Runtime semantics (normative)

  • Keys are lowercase surface tokens. The lookup in query/aliases.ts accepts either the exact key or the toLocaleLowerCase('en') form.
  • Values are an ordered list of alternative surface strings. Alternatives are lowercased and split on non-(letter|digit) runs at expansion time. Single-word survivors become term tokens; multi-word survivors join with a single space and become phrase tokens.
  • Expansion applies to term tokens only. phrase and prefix tokens pass through unchanged.
  • If the original term carried an explicit operator, that operator is copied onto the first emitted alternative.
  • Deduplication keys on (kind, text) so overlapping alternatives collapse to a single emitted token.

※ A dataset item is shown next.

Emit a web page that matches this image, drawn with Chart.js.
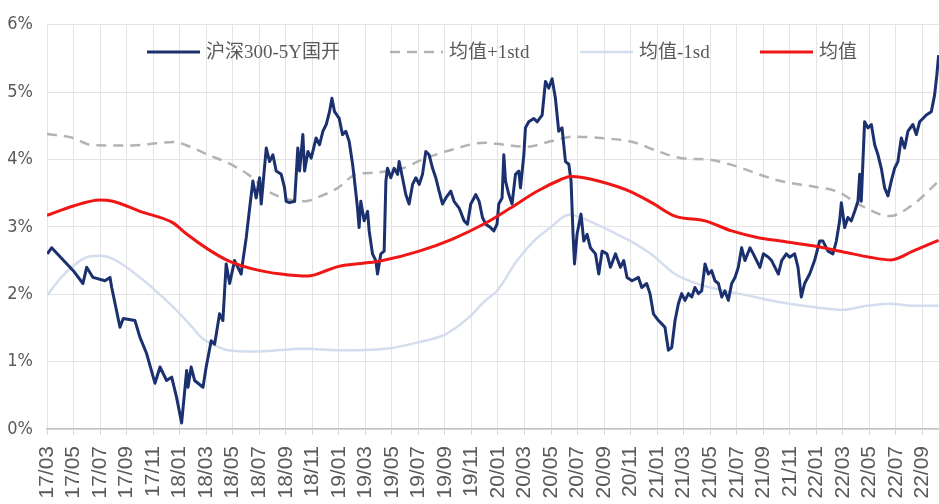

When a file-backed schema lands

The expected shape is flagged here so downstream implementers can plan for it, but none of the SDKs read or write this file today. Any SDK that ships support for persisted alias tables before the spec is updated is non-conformant.

  • Scope: per-brain, one file per brain, stored at an SDK-defined path under the brain’s storage root (candidate path aliases.json sibling to the brain’s knowledge index). Global cross-brain aliases are out of scope for v1.0.
  • Format: JSON object, top-level keys are lowercase surface tokens, values are string[] of alternative surface strings. No TTL, no versioning field, no per-entry metadata.
  • Loading: SDKs MUST construct the AliasTable from the file at retrieval construction time. Mutations require a rebuild; there is no hot-reload contract.
  • Updates: out of scope. The v1.0 contract is read-only from the SDK’s perspective; writes come from whatever upstream process maintains the file.

Until this section is upgraded from “reserved” to “normative”, SDK implementers MUST treat alias-table persistence as a caller concern and MUST NOT assume cross-language compatibility of any file they happen to ship.